By insisting on low percentage values for overhead, staff working in overhead departments is often overworked and understaffed. That does not mean to say that we should spend more on overhead, but we should rather spend less on activities that do not add value to the program goal. One good example to quote here reported by Mr. Cudjoe, director of Imani, a policy think tank in Ghana writing on world trade in the Wall Street Journal. Rwandan President Paul Kagame told Ugandan journalist Andrew Mwenda in April 2005 how there was this project worth $5 million to fight poverty. When Mr. Cudjoe looked at the expenses, he found $1m went to pay for cars, some as expensive at $70,000 each.

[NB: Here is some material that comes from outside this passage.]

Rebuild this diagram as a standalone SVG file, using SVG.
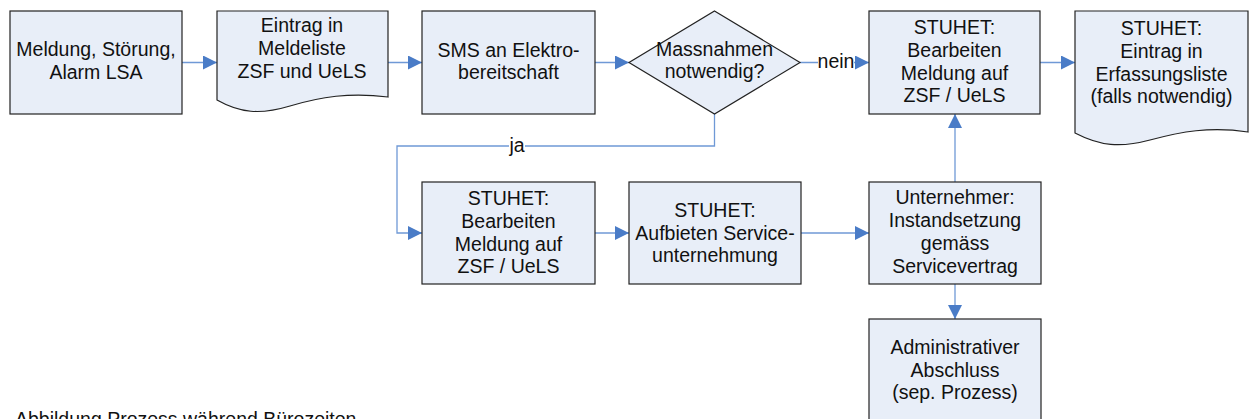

Another $1m had been spent on office furniture, $1m more for meetings and entertainment, and yet another $1 million on salaries of technical experts, leaving only $1m for the actual expenditure on a poverty-reducing activity. What a way to fight poverty?
Some people intensive programs generate more paperwork and communications than just pure infrastructure. Spending $1m on expert services as a program input generates more work and overhead than supplying $1m of steel for instance. The best way thus to see the success of an aid project such as the tsunami is to value at cost the price of completed goods and services as a percentage as the total cost of expenditure. The difference would dispel the problem, that is, work not completed, and money spent on wasted effort or non-value added work. Services could be prices at local costs if local expertise could have completed that service. Globalization has shown how business will take advantage of lower wages in other parts of the world. In service aid organizations work-in-progress (WIP) is not a balance sheet value as required for manufacturing and construction. As much as business minimizes work-in-progress so should the social sector. As much as WIP ties up money in working capital in business it also means that social working capital is tied up in a development aid projects for unfinished work .For much of this the local governments must also assume much blame for unnecessary controls and bureaucracy and bad politics that get in the way of program implementation.
It is high time that donors think of money spent as activities (meetings, seminars) so that costs bring into perspective the cost not only of expenditure lines but the cost of activity lines to show the cost of “doing” activity x, y, z, etc. This expenditure analysis should not target only the overhead departments but the program service sector as well. Because business has a competitive edge, they look to reduced costs in people costs, processing costs and equipment. Not only is cost a factor but also improved quality, faster throughput time and better response to customers. With the same resources, if output increases then unit costs lower to smaller numbers, like doubling output keeping other resources equal, in reality halves unit costs... Productivity need to increase by working smarter (good planning and execution) and not making people work longer and harder. Attaching outputs to costs is more meaningful than looking at costs in a one-dimension.
Meetings are an invisible cost killer in aid organizations. Many management and support staff spend too much time on meetings, discussing status or chasing after laggards. Fixing problems takes more time than execution. As much aid workers are knowledge workers much more could be achieved in giving people more responsibility and making them accountable for their actions than spending too much time scouting and supervising their behavior. The assumption has to be that only well trained and competent people employ in aid organizations so that decentralization and minimum supervision is a practicable matter and not a slogan for efficiency.